Descriptions, Reviews, Etc.
Publisher Description:
Program music was one of the most flexible and contentious novelties of the long nineteenth century, covering a diverse range that included the overtures of Beethoven and Mendelssohn, the literary music of Berlioz and Schumann, Liszt's symphonic poems, the tone poems of Strauss and Sibelius, and compositions by groups of composers in Russia, Bohemia, the United States, and France. In this accessible Introduction, Jonathan Kregor explores program music's ideas and repertoire, discussing both well-known and less familiar pieces by an array of nineteenth- and twentieth-century composers. Setting program music in the context of the intellectual debates of the period, Kregor presents the criticism of writers like A. B. Marx and Hanslick to reveal program music's growth, dissemination, and reception.

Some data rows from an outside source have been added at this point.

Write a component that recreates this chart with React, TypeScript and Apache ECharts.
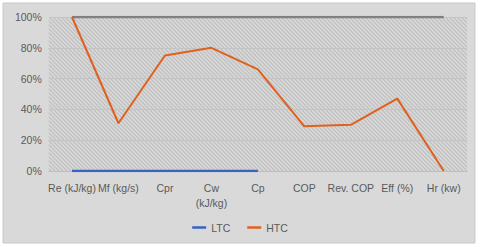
import React, { useEffect, useRef } from "react";
import * as echarts from "echarts";

const categories = ["Re (kJ/kg)", "Mf (kg/s)", "Cpr", "Cw\n(kJ/kg)", "Cp", "COP", "Rev. COP", "Eff (%)", "Hr (kw)"];
const totalValues = [100, 100, 100, 100, 100, 100, 100, 100, 100];
const ltcValues: (number | null)[] = [0, 0, 0, 0, 0, null, null, null, null];
const htcValues = [100, 31, 75, 80, 66, 29, 30, 47, 0];
const yTicks = { min: 0, max: 100, interval: 20 };

function makePattern() {
  const c = document.createElement("canvas");
  c.width = 4;
  c.height = 4;
  const ctx = c.getContext("2d")!;
  ctx.fillStyle = "#d8d8d8";
  ctx.fillRect(0, 0, 4, 4);
  ctx.strokeStyle = "#bdbdbd";
  ctx.lineWidth = 1.1;
  ctx.beginPath();
  ctx.moveTo(-1, -1);
  ctx.lineTo(5, 5);
  ctx.moveTo(-1, 3);
  ctx.lineTo(1, 5);
  ctx.moveTo(3, -1);
  ctx.lineTo(5, 1);
  ctx.stroke();
  return c;
}

export default function App() {
  const ref = useRef<HTMLDivElement>(null);
  useEffect(() => {
    document.body.style.margin = "0";
    const chart = echarts.init(ref.current!, undefined, { renderer: "svg" });
    const font = "Liberation Sans";
    chart.setOption({
      animation: false,
      backgroundColor: "#ffffff",
      graphic: [
        {
          type: "rect",
          z: -10,
          shape: { x: 3, y: 3, width: 472, height: 240 },
          style: { fill: "#d9d9d9", stroke: "#c9c9c9", lineWidth: 1 },
          silent: true,
        },
      ],
      grid: {
        left: 48.75,
        right: 13,
        top: 17,
        bottom: 76,
        show: true,
        borderWidth: 0,
        backgroundColor: { image: makePattern(), repeat: "repeat" } as any,
      },
      legend: {
        data: ["LTC", "HTC"],
        bottom: 9,
        left: "center",
        icon: "rect",
        itemWidth: 14,
        itemHeight: 2.5,
        itemGap: 17,
        textStyle: { fontFamily: font, fontSize: 10.5, color: "#595959" },
      },
      xAxis: {
        type: "category",
        data: categories,
        boundaryGap: true,
        axisLine: { show: true, lineStyle: { color: "#bfbfbf", width: 1 } },
        axisTick: { show: false },
        axisLabel: {
          interval: 0,
          margin: 9,
          fontFamily: font,
          fontSize: 10.5,
          color: "#595959",
          lineHeight: 15,
        },
        splitLine: { show: false },
      },
      yAxis: {
        type: "value",
        min: yTicks.min,
        max: yTicks.max,
        interval: yTicks.interval,
        axisLine: { show: false },
        axisTick: { show: false },
        axisLabel: {
          formatter: "{value}%",
          fontFamily: font,
          fontSize: 10.5,
          color: "#595959",
          margin: 7,
        },
        splitLine: { show: true, lineStyle: { color: "#c4c4c4", width: 1 } },
      },
      series: [
        {
          name: "Total",
          type: "line",
          data: totalValues,
          showSymbol: false,
          lineStyle: { color: "#808080", width: 2.5 },
          itemStyle: { color: "#808080" },
          z: 2,
        },
        {
          name: "LTC",
          type: "line",
          data: ltcValues,
          showSymbol: false,
          lineStyle: { color: "#3a62c0", width: 2.5 },
          itemStyle: { color: "#3a62c0" },
          z: 3,
        },
        {
          name: "HTC",
          type: "line",
          data: htcValues,
          showSymbol: false,
          lineStyle: { color: "#e0601e", width: 2 },
          itemStyle: { color: "#e0601e" },
          z: 4,
        },
      ],
    });
    return () => chart.dispose();
  }, []);
  return <div ref={ref} style={{ width: 480, height: 247 }} />;
}
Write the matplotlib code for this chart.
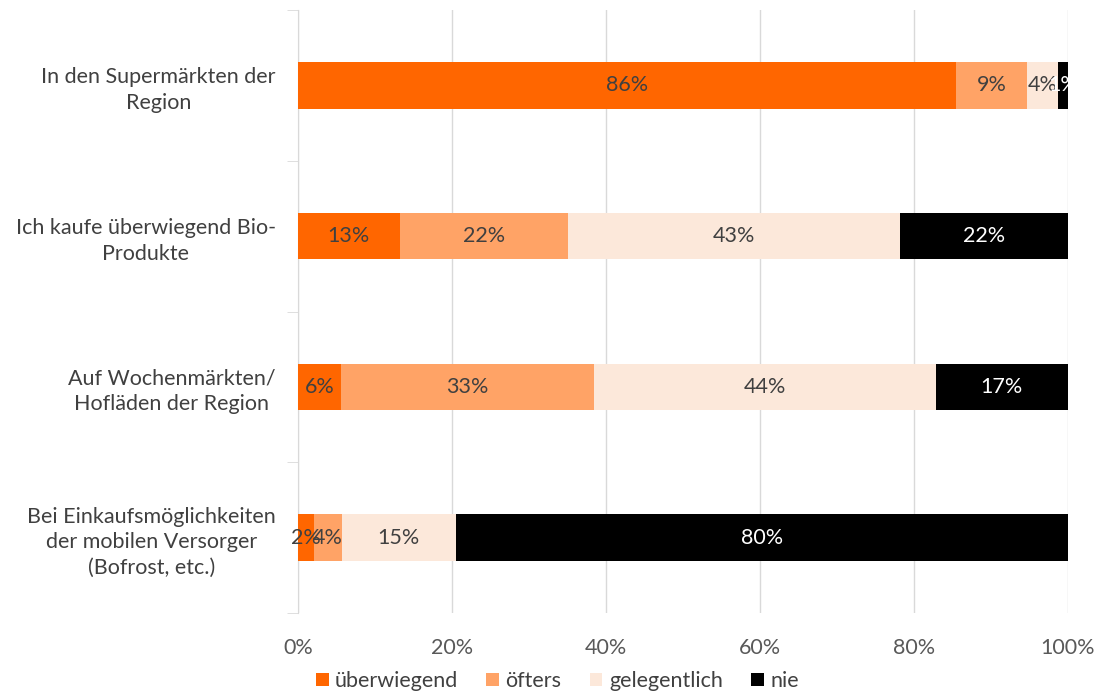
import matplotlib.pyplot as plt
import numpy as np

plt.rcParams['font.family'] = ['Lato', 'DejaVu Sans']

categories = ['In den Supermärkten der\nRegion',
              'Ich kaufe überwiegend Bio-\nProdukte',
              'Auf Wochenmärkten/\nHofläden der Region',
              'Bei Einkaufsmöglichkeiten\nder mobilen Versorger\n(Bofrost, etc.)']
series = ['überwiegend', 'öfters', 'gelegentlich', 'nie']
ueberwiegend = [85.5, 13.2, 5.6, 2.1]
oefters = [9.2, 21.9, 32.8, 3.6]
gelegentlich = [4.0, 43.1, 44.4, 14.8]
nie = [1.3, 21.8, 17.2, 79.5]
colors = ['#FF6600', '#FFA366', '#FCE8DA', '#000000']
text_colors = ['#404040', '#404040', '#404040', 'white']

fig = plt.figure(figsize=(10.99, 6.93), dpi=100)
ax = fig.add_axes([298 / 1099, 80 / 693, 770 / 1099, 603 / 693])

y = np.arange(len(categories))
left = np.zeros(len(categories))
for vals, name, col, tcol in zip([ueberwiegend, oefters, gelegentlich, nie], series, colors, text_colors):
    vals = np.array(vals)
    bars = ax.barh(y, vals, left=left, height=0.31, color=col, label=name, zorder=3)
    for b, v, l in zip(bars, vals, left):
        ax.text(l + v / 2, b.get_y() + b.get_height() / 2, f'{v:.0f}%',
                ha='center', va='center', color=tcol, fontsize=15.5, zorder=4)
    left += vals

ax.set_xlim(0, 100)
ax.set_ylim(len(categories) - 0.5, -0.5)
ax.set_xticks(np.arange(0, 101, 20))
ax.set_xticklabels([f'{t}%' for t in range(0, 101, 20)])
ax.xaxis.grid(True, color='#D9D9D9', linewidth=1, zorder=0)
ax.set_yticks(y)
ax.set_yticklabels(categories, multialignment='center', linespacing=1.35)
ax.set_yticks(np.arange(-0.5, len(categories)), minor=True)
ax.tick_params(axis='y', which='major', length=0, pad=16, labelsize=15.5, labelcolor='#404040')
ax.tick_params(axis='y', which='minor', length=8, color='#D9D9D9')
ax.tick_params(axis='x', length=0, pad=18, labelsize=15.5, labelcolor='#595959')
for s in ['top', 'right', 'bottom']:
    ax.spines[s].set_visible(False)
ax.spines['left'].set_color('#D9D9D9')

fig.legend(loc='lower center', bbox_to_anchor=(0.507, -0.025), ncol=4, frameon=False,
           fontsize=15.5, handlelength=0.6, handleheight=0.6, handletextpad=0.3,
           columnspacing=1.3, labelcolor='#404040')

fig.savefig('out.png', dpi=100)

This comprehensive overview features numerous illustrations and music examples and provides detailed case studies of battle music, Shakespeare settings, and Goethe's Faust.

Contributor Bio(s): Kregor, Jonathan: - Jonathan Kregor is Associate Professor of Musicology at the University of Cincinnati's College-Conservatory of Music. He is the author of Liszt as Transcriber (Cambridge University Press, 2010), winner of the inaugural Alan Walker Book Award from the American Liszt Society, as well as articles and reviews in numerous academic journals. Since 2012 he has been editor of the Journal of the American Liszt Society. His research interests in musical reproduction, confluences of virtuosity and gender, and music and memory have led to critical editions of works by C. P. E. Bach and Clara Schumann.